Monday, August 15, 2011

What’s so “Serendipity” about it?

for tk.

Serendipity by Louise Shaffer

When you spend more time looking at the amazing skirt in the cover art than you spent thinking about the book, something's wrong.

I just finished Louise Shaffer’s Serendipity, which is about 3 generations of women in the New York/Broadway scene. Carrie’s beautiful mother, Rose, has just died, leaving Carrie grieving for a mother she never really knew. When she tries to piece her mother’s life together, she realizes she can only truly understand her family if she finally meets her estranged grandmother, Lu, a Broadway star in the 1950’s. Of course there was a slight mystery element to this book that kept me reading, but there were a few things I found lacking.

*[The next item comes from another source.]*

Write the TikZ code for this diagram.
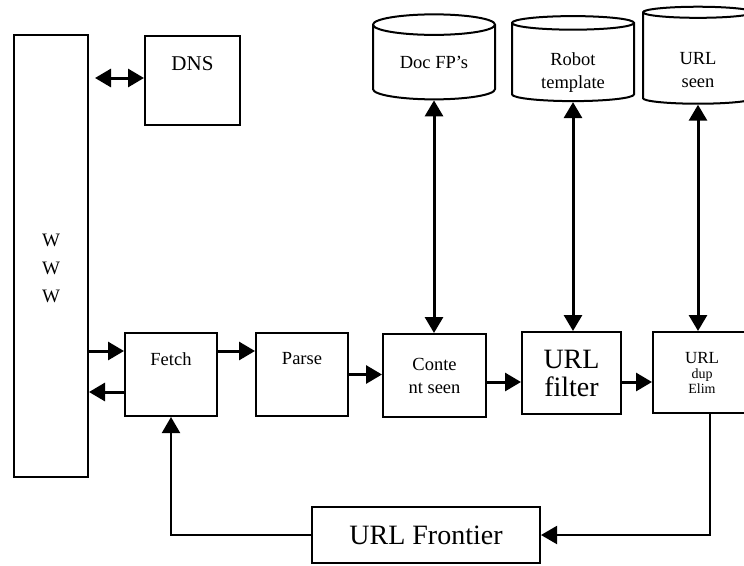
\documentclass[tikz,border=0pt]{standalone}
\usepackage{fontspec}
\setmainfont{Liberation Serif}
\usetikzlibrary{shapes.geometric,arrows.meta}
\tikzset{
  block/.style={draw,line width=2pt,inner sep=0pt,align=center,font=\fontsize{18.5}{23}\selectfont},
  store/.style={cylinder,shape border rotate=90,aspect=0.3,draw,line width=2pt,inner sep=0pt,align=center,font=\fontsize{18.5}{23}\selectfont},
  toplabel/.style={inner sep=0pt,font=\fontsize{18.5}{23}\selectfont},
  dbtext/.style={inner sep=0pt,align=center,font=\fontsize{18.5}{23}\selectfont},
  arr/.style={line width=3pt,-{Triangle[length=16pt,width=18pt]}},
  dblarr/.style={line width=3pt,{Triangle[length=16pt,width=18pt]}-{Triangle[length=16pt,width=18pt]}},
}
\begin{document}
\begin{tikzpicture}[x=1pt,y=-1pt]
\useasboundingbox (0,0) rectangle (744,565);
% left side
\node[block,minimum width=74pt,minimum height=442pt] (www) at (51,256) {};
\node[align=center,font=\fontsize{19}{28}\selectfont] (wwwtext) at ([yshift=-12pt]www.center) {W\\W\\W};
\node[block,minimum width=95pt,minimum height=89pt,
  label={[toplabel,below=21pt,font=\fontsize{21}{25}\selectfont]north:DNS}] (dns) at (192.5,80.5) {};
% stores
\node[store,minimum width=122pt,minimum height=85pt] (docfp) at (434,62.5) {Doc FP's};
\node[store,minimum width=122pt,minimum height=85pt,
  label={[dbtext,yshift=-10pt]center:{Robot\\template}}] (robot) at (573,62.5) {\phantom{Robot}};
\node[store,minimum width=110pt,minimum height=97pt,
  label={[dbtext,yshift=-12pt]center:{URL\\seen}}] (seen) at (698,58.5) {\phantom{URL}};
% pipeline
\node[block,minimum width=92pt,minimum height=83pt,label={[toplabel,below=20pt]north:Fetch}] (fetch) at (171,374.5) {};
\node[block,minimum width=92pt,minimum height=83pt,label={[toplabel,below=20.5pt]north:Parse}] (parse) at (302,374.5) {};
\node[block,minimum width=103pt,minimum height=83pt] (content) at (434.5,375.5) {Conte\\nt seen};
\node[block,minimum width=99pt,minimum height=82pt,font=\fontsize{28}{28}\selectfont] (filter) at (571.5,373) {URL\\filter};
\node[block,minimum width=98pt,minimum height=81pt,font=\fontsize{14}{15}\selectfont] (dup) at (702,372.5) {{\fontsize{17}{15}\selectfont URL}\\dup\\Elim};
\node[block,minimum width=228pt,minimum height=56pt,font=\fontsize{28}{30}\selectfont] (frontier) at (426,535) {URL Frontier};
% connectors
\coordinate (dn) at ([yshift=2.5pt]dns.west);
\draw[dblarr,shorten >=6pt] (dn) -- (dn -| www.east);
\coordinate (fin) at ([yshift=23.5pt]fetch.west);
\coordinate (fout) at ([yshift=-17.5pt]fetch.west);
\draw[arr] (fin -| www.east) -- (fin);
\draw[arr] (fout) -- (fout -| www.east);
\coordinate (fp) at ([yshift=23.5pt]fetch.east);
\draw[arr] (fp) -- (fp -| parse.west);
\draw[arr] (parse.east) -- (parse.east -| content.west);
\coordinate (cf) at ([yshift=-6.5pt]content.east);
\draw[arr] (cf) -- (cf -| filter.west);
\coordinate (fd) at ([yshift=-9pt]filter.east);
\draw[arr] (fd) -- (fd -| dup.west);
\draw[dblarr] (docfp.south) -- (docfp.south |- content.north);
\draw[dblarr] (robot.south) -- (robot.south |- filter.north);
\draw[dblarr] (seen.south) -- (seen.south |- dup.north);
\draw[arr,line width=2pt] ([xshift=8pt]dup.south) |- (frontier.east);
\draw[arr,line width=2pt] (frontier.west) -| (fetch.south);
\end{tikzpicture}
\end{document}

As Carrie meets different people in her mother’s and grandmother’s lives, that may help her understand her past, the characters begin telling Carrie stories. The narration is then sent back to the time when the story is taking place. Except the story the reader reads is full of perspectives from people who are not telling the story: perspectives the person telling the story would not be privy to. In other words, Shaffer attempts this storytelling device, but doesn’t quite succeed. I kept asking myself, how does he know that, he wasn’t there? Secondly, as far as I know, serendipity means something surprising and great happening through luck or chance. There’s nothing in the book that, to me, is really that serendipitous. I’m sure Shaffer could have thought of a more meaningful title. Combine all that with a protagonist who not even the author seems to favor when compared with her beautiful mother and talented grandmother, and we get a book that’s pretty much meh. I guess they can’t all be winners, but from the reviews, I was expecting a little more.